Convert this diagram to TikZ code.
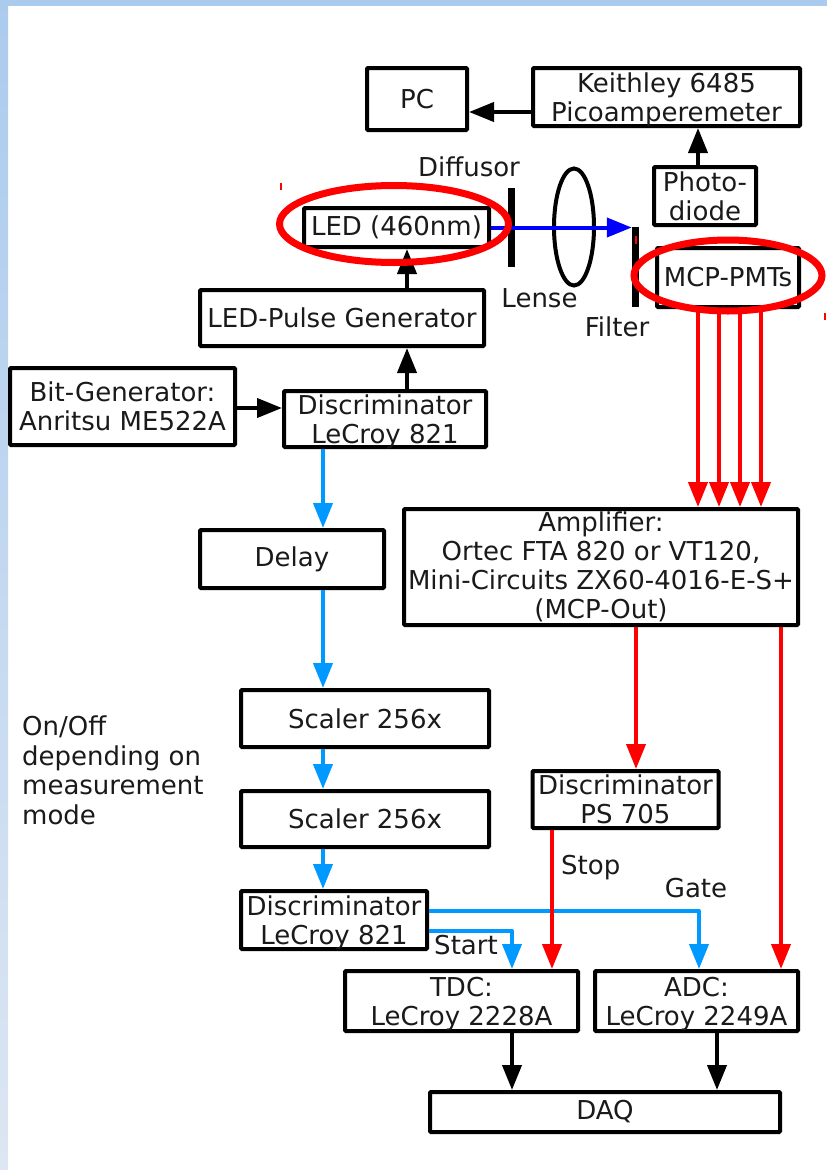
\documentclass[tikz,border=0pt]{standalone}
\usepackage{fontspec}
\setmainfont{DejaVu Sans}
\usetikzlibrary{arrows.meta,shapes.geometric}
\definecolor{lblue}{RGB}{0,153,255}
\definecolor{ledblue}{RGB}{0,0,255}
\definecolor{sigred}{RGB}{255,0,0}
\definecolor{stripeA}{HTML}{ABCBEE}
\definecolor{stripeB}{HTML}{DDE6F2}
\definecolor{ink}{HTML}{1A1A1A}
\newcommand{\lastln}[1]{\raisebox{0pt}[\height][0pt]{#1}}
\begin{document}
\begin{tikzpicture}[x=1pt,y=-1pt,
  font=\fontsize{26}{29}\selectfont,
  box/.style={draw=black, line width=4pt, rounded corners=1pt, inner sep=0pt, align=center, text=ink, fill=white},
  lbl/.style={inner sep=0pt, text=ink},
  arr/.style={draw=black, line width=4pt, -{Triangle[length=25pt,width=19pt]}},
  rarr/.style={draw=sigred, line width=4pt, -{Triangle[length=25pt,width=19pt]}},
  barr/.style={draw=lblue, line width=4pt, line join=round, -{Triangle[length=25pt,width=19pt]}},
  larr/.style={draw=ledblue, line width=4pt, -{Triangle[length=25pt,width=19pt]}},
  bar/.style={fill=black, draw=none, inner sep=0pt, minimum width=7pt},
  ring/.style={draw=sigred, line width=7pt}
]
\useasboundingbox (0,0) rectangle (827,1170);
\fill[white] (0,0) rectangle (827,1170);
\fill[stripeA] (0,0) rectangle (827,6);
\shade[top color=stripeA, bottom color=stripeB] (0,0) rectangle (8,1170);

% boxes
\node[box, minimum width=100pt, minimum height=62pt] (pc) at (417,99) {PC};
\node[box, minimum width=267pt, minimum height=58pt] (kei) at (666.5,97) {Keithley 6485\\\lastln{Picoamperemeter}};
\node[box, minimum width=102pt, minimum height=58pt] (pd) at (705,196) {Photo-\\diode};
\node[box, minimum width=142pt, minimum height=59pt] (mcp) at (728,277.5) {MCP-PMTs};
\node[box, minimum width=185pt, minimum height=39pt] (led) at (396.5,227.5) {LED (460nm)};
\node[box, minimum width=284pt, minimum height=56pt] (lpg) at (342,318) {LED-Pulse Generator};
\node[box, minimum width=225pt, minimum height=77pt] (bit) at (122.5,406.5) {Bit-Generator:\\Anritsu ME522A};
\node[box, minimum width=202pt, minimum height=56pt] (disc1) at (385,419) {Discriminator\\\lastln{LeCroy 821}};
\node[box, minimum width=184pt, minimum height=58pt] (delay) at (292,559) {Delay};
\node[box, minimum width=394pt, minimum height=116pt] (amp) at (601,567) {Amplifier:\\Ortec FTA 820 or VT120,\\Mini-Circuits ZX60-4016-E-S+\\(MCP-Out)};
\node[box, minimum width=248pt, minimum height=57pt] (sc1) at (365,718.5) {Scaler 256x};
\node[box, minimum width=248pt, minimum height=56pt] (sc2) at (365,819) {Scaler 256x};
\node[box, minimum width=186pt, minimum height=57pt] (ps) at (625.5,799.5) {Discriminator\\PS 705};
\node[box, minimum width=186pt, minimum height=58pt] (disc2) at (334,920) {Discriminator\\\lastln{LeCroy 821}};
\node[box, minimum width=233pt, minimum height=60pt] (tdc) at (461.5,1001) {TDC:\\\lastln{LeCroy 2228A}};
\node[box, minimum width=203pt, minimum height=60pt] (adc) at (696.5,1001) {ADC:\\\lastln{LeCroy 2249A}};
\node[box, minimum width=350pt, minimum height=40pt] (daq) at (605,1112) {DAQ};

% optics
\node[bar, minimum height=79pt] (diff) at (511,227.5) {};
\node[bar, minimum height=80pt] (filt) at (635.5,267) {};
\node[ellipse, draw=black, line width=4pt, inner sep=0pt, minimum width=40pt, minimum height=117pt] (lens) at (574,227) {};

% labels
\node[lbl] (tdiff) at (469,167) {Diffusor};
\node[lbl] (tlens) at (539.5,298) {Lense};
\node[lbl] (tfilt) at (617,327) {Filter};
\node[lbl, anchor=west] (tstop) at (561,868) {Stop};
\node[lbl] (tgate) at (696,888) {Gate};
\node[lbl] (tstart) at (466,945) {Start};
\node[lbl, anchor=north west, align=left, font=\fontsize{26}{29.5}\selectfont] (note) at (22,716) {On/Off\\depending on\\measurement\\mode};

% black connectors
\draw[arr] (kei.west |- 0,112) -- (pc.east |- 0,112);
\draw[arr] (pd.north -| 698,0) -- (kei.south -| 698,0);
\draw[arr] (lpg.north -| 407,0) -- (led.south -| 407,0);
\draw[arr] (disc1.north -| 407,0) -- (lpg.south -| 407,0);
\draw[arr] (bit.east |- 0,408) -- (disc1.west |- 0,408);
\draw[arr] (tdc.south -| 512,0) -- (daq.north -| 512,0);
\draw[arr] (adc.south -| 717,0) -- (daq.north -| 717,0);

% light path
\draw[larr] (led.east) -- (filt.west |- led.east);

% blue connectors
\draw[barr] (disc1.south -| 323,0) -- (delay.north -| 323,0);
\draw[barr] (delay.south -| 323,0) -- (sc1.north -| 323,0);
\draw[barr] (sc1.south -| 323,0) -- (sc2.north -| 323,0);
\draw[barr] (sc2.south -| 323,0) -- (disc2.north -| 323,0);
\draw[barr] (disc2.east |- 0,911) -| (adc.north -| 699,0);
\draw[barr] (disc2.east |- 0,931) -| (tdc.north -| 512,0);

% red connectors
\foreach \xx in {698,719,740,761}{
  \draw[rarr] (mcp.south -| \xx,0) -- (amp.north -| \xx,0);
}
\draw[rarr] (amp.south -| 636,0) -- (ps.north -| 636,0);
\draw[rarr] (ps.south -| 552,0) -- (tdc.north -| 552,0);
\draw[rarr] (amp.south -| 781,0) -- (adc.north -| 781,0);

% highlight rings
\draw[ring] (394,224) ellipse [x radius=114.5, y radius=38.5];
\draw[ring] (728,275.5) ellipse [x radius=94, y radius=35.5];
\draw[sigred, line width=1.5pt] (281,183) -- (281,190);
\draw[sigred, line width=1.5pt] (636,236) -- (636,244);
\draw[sigred, line width=1.5pt] (825,313) -- (825,320);
\end{tikzpicture}
\end{document}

================================

Written request |
The listing above needs to be output again exactly. Don't include the pictures.

The completed task |
Convert this diagram to TikZ code.
\documentclass[tikz,border=0pt]{standalone}
\usepackage{fontspec}
\setmainfont{DejaVu Sans}
\usetikzlibrary{arrows.meta,shapes.geometric}
\definecolor{lblue}{RGB}{0,153,255}
\definecolor{ledblue}{RGB}{0,0,255}
\definecolor{sigred}{RGB}{255,0,0}
\definecolor{stripeA}{HTML}{ABCBEE}
\definecolor{stripeB}{HTML}{DDE6F2}
\definecolor{ink}{HTML}{1A1A1A}
\newcommand{\lastln}[1]{\raisebox{0pt}[\height][0pt]{#1}}
\begin{document}
\begin{tikzpicture}[x=1pt,y=-1pt,
  font=\fontsize{26}{29}\selectfont,
  box/.style={draw=black, line width=4pt, rounded corners=1pt, inner sep=0pt, align=center, text=ink, fill=white},
  lbl/.style={inner sep=0pt, text=ink},
  arr/.style={draw=black, line width=4pt, -{Triangle[length=25pt,width=19pt]}},
  rarr/.style={draw=sigred, line width=4pt, -{Triangle[length=25pt,width=19pt]}},
  barr/.style={draw=lblue, line width=4pt, line join=round, -{Triangle[length=25pt,width=19pt]}},
  larr/.style={draw=ledblue, line width=4pt, -{Triangle[length=25pt,width=19pt]}},
  bar/.style={fill=black, draw=none, inner sep=0pt, minimum width=7pt},
  ring/.style={draw=sigred, line width=7pt}
]
\useasboundingbox (0,0) rectangle (827,1170);
\fill[white] (0,0) rectangle (827,1170);
\fill[stripeA] (0,0) rectangle (827,6);
\shade[top color=stripeA, bottom color=stripeB] (0,0) rectangle (8,1170);

% boxes
\node[box, minimum width=100pt, minimum height=62pt] (pc) at (417,99) {PC};
\node[box, minimum width=267pt, minimum height=58pt] (kei) at (666.5,97) {Keithley 6485\\\lastln{Picoamperemeter}};
\node[box, minimum width=102pt, minimum height=58pt] (pd) at (705,196) {Photo-\\diode};
\node[box, minimum width=142pt, minimum height=59pt] (mcp) at (728,277.5) {MCP-PMTs};
\node[box, minimum width=185pt, minimum height=39pt] (led) at (396.5,227.5) {LED (460nm)};
\node[box, minimum width=284pt, minimum height=56pt] (lpg) at (342,318) {LED-Pulse Generator};
\node[box, minimum width=225pt, minimum height=77pt] (bit) at (122.5,406.5) {Bit-Generator:\\Anritsu ME522A};
\node[box, minimum width=202pt, minimum height=56pt] (disc1) at (385,419) {Discriminator\\\lastln{LeCroy 821}};
\node[box, minimum width=184pt, minimum height=58pt] (delay) at (292,559) {Delay};
\node[box, minimum width=394pt, minimum height=116pt] (amp) at (601,567) {Amplifier:\\Ortec FTA 820 or VT120,\\Mini-Circuits ZX60-4016-E-S+\\(MCP-Out)};
\node[box, minimum width=248pt, minimum height=57pt] (sc1) at (365,718.5) {Scaler 256x};
\node[box, minimum width=248pt, minimum height=56pt] (sc2) at (365,819) {Scaler 256x};
\node[box, minimum width=186pt, minimum height=57pt] (ps) at (625.5,799.5) {Discriminator\\PS 705};
\node[box, minimum width=186pt, minimum height=58pt] (disc2) at (334,920) {Discriminator\\\lastln{LeCroy 821}};
\node[box, minimum width=233pt, minimum height=60pt] (tdc) at (461.5,1001) {TDC:\\\lastln{LeCroy 2228A}};
\node[box, minimum width=203pt, minimum height=60pt] (adc) at (696.5,1001) {ADC:\\\lastln{LeCroy 2249A}};
\node[box, minimum width=350pt, minimum height=40pt] (daq) at (605,1112) {DAQ};

% optics
\node[bar, minimum height=79pt] (diff) at (511,227.5) {};
\node[bar, minimum height=80pt] (filt) at (635.5,267) {};
\node[ellipse, draw=black, line width=4pt, inner sep=0pt, minimum width=40pt, minimum height=117pt] (lens) at (574,227) {};

% labels
\node[lbl] (tdiff) at (469,167) {Diffusor};
\node[lbl] (tlens) at (539.5,298) {Lense};
\node[lbl] (tfilt) at (617,327) {Filter};
\node[lbl, anchor=west] (tstop) at (561,868) {Stop};
\node[lbl] (tgate) at (696,888) {Gate};
\node[lbl] (tstart) at (466,945) {Start};
\node[lbl, anchor=north west, align=left, font=\fontsize{26}{29.5}\selectfont] (note) at (22,716) {On/Off\\depending on\\measurement\\mode};

% black connectors
\draw[arr] (kei.west |- 0,112) -- (pc.east |- 0,112);
\draw[arr] (pd.north -| 698,0) -- (kei.south -| 698,0);
\draw[arr] (lpg.north -| 407,0) -- (led.south -| 407,0);
\draw[arr] (disc1.north -| 407,0) -- (lpg.south -| 407,0);
\draw[arr] (bit.east |- 0,408) -- (disc1.west |- 0,408);
\draw[arr] (tdc.south -| 512,0) -- (daq.north -| 512,0);
\draw[arr] (adc.south -| 717,0) -- (daq.north -| 717,0);

% light path
\draw[larr] (led.east) -- (filt.west |- led.east);

% blue connectors
\draw[barr] (disc1.south -| 323,0) -- (delay.north -| 323,0);
\draw[barr] (delay.south -| 323,0) -- (sc1.north -| 323,0);
\draw[barr] (sc1.south -| 323,0) -- (sc2.north -| 323,0);
\draw[barr] (sc2.south -| 323,0) -- (disc2.north -| 323,0);
\draw[barr] (disc2.east |- 0,911) -| (adc.north -| 699,0);
\draw[barr] (disc2.east |- 0,931) -| (tdc.north -| 512,0);

% red connectors
\foreach \xx in {698,719,740,761}{
  \draw[rarr] (mcp.south -| \xx,0) -- (amp.north -| \xx,0);
}
\draw[rarr] (amp.south -| 636,0) -- (ps.north -| 636,0);
\draw[rarr] (ps.south -| 552,0) -- (tdc.north -| 552,0);
\draw[rarr] (amp.south -| 781,0) -- (adc.north -| 781,0);

% highlight rings
\draw[ring] (394,224) ellipse [x radius=114.5, y radius=38.5];
\draw[ring] (728,275.5) ellipse [x radius=94, y radius=35.5];
\draw[sigred, line width=1.5pt] (281,183) -- (281,190);
\draw[sigred, line width=1.5pt] (636,236) -- (636,244);
\draw[sigred, line width=1.5pt] (825,313) -- (825,320);
\end{tikzpicture}
\end{document}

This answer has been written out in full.